# EXERCISE DIRECTIONS
Comb the records below for the string "this" and copy each line where it turns up.

# LISTED ENTRIES
====================

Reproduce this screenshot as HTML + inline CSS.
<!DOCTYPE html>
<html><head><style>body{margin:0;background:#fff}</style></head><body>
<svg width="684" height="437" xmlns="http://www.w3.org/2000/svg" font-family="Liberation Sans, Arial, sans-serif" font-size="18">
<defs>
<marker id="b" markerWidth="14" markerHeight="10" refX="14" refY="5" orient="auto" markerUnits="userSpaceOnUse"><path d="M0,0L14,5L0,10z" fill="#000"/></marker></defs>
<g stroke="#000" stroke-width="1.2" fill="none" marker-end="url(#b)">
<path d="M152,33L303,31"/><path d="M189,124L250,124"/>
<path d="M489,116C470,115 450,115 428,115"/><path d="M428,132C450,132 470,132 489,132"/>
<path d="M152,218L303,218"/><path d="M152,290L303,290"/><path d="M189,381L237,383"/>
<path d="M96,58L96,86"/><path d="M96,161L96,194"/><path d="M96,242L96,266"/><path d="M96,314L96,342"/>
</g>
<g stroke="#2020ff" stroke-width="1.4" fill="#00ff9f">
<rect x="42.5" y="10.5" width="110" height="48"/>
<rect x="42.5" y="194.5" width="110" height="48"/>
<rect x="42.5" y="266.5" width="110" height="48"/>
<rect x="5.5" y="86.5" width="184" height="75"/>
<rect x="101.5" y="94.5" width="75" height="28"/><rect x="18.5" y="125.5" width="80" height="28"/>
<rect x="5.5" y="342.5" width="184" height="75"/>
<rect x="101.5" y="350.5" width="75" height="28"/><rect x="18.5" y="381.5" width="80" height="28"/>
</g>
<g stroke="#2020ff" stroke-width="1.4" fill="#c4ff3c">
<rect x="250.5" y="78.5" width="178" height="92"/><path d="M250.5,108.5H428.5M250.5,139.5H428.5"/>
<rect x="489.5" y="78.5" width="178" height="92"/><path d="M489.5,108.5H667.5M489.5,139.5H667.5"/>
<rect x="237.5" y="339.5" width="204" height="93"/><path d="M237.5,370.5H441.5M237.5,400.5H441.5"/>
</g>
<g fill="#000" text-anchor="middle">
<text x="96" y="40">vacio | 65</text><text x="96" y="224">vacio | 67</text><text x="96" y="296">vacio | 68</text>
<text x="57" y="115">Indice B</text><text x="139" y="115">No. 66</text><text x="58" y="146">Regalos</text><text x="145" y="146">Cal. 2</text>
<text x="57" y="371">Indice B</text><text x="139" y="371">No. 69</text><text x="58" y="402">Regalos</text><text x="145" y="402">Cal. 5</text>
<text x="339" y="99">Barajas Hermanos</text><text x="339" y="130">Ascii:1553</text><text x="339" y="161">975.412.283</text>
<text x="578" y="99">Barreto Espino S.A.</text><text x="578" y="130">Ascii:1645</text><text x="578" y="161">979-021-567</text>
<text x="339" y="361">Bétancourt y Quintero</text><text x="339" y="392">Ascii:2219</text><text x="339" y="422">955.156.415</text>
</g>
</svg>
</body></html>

====================

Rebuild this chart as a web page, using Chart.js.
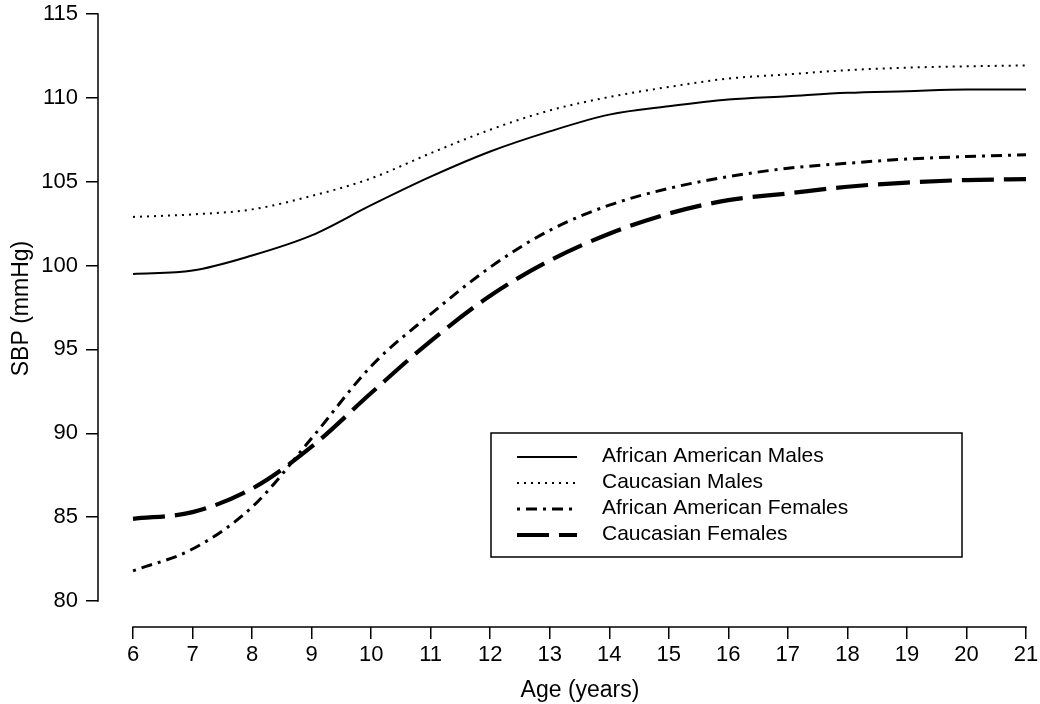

====================

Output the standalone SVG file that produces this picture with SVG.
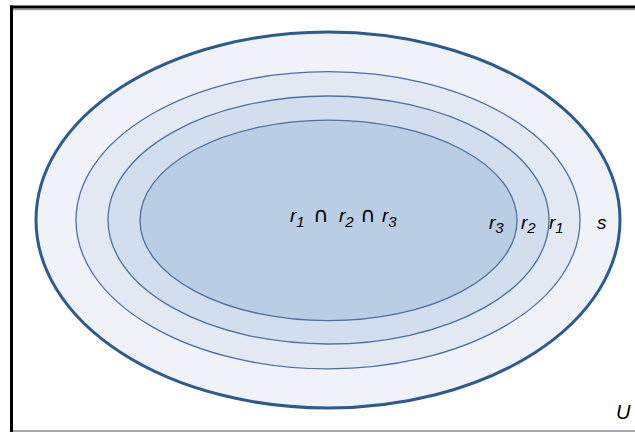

====================

# EXERCISE RESULT
Reproduce this screenshot as HTML + inline CSS.
Rebuild this chart as a web page, using Chart.js.
Output the standalone SVG file that produces this picture with SVG.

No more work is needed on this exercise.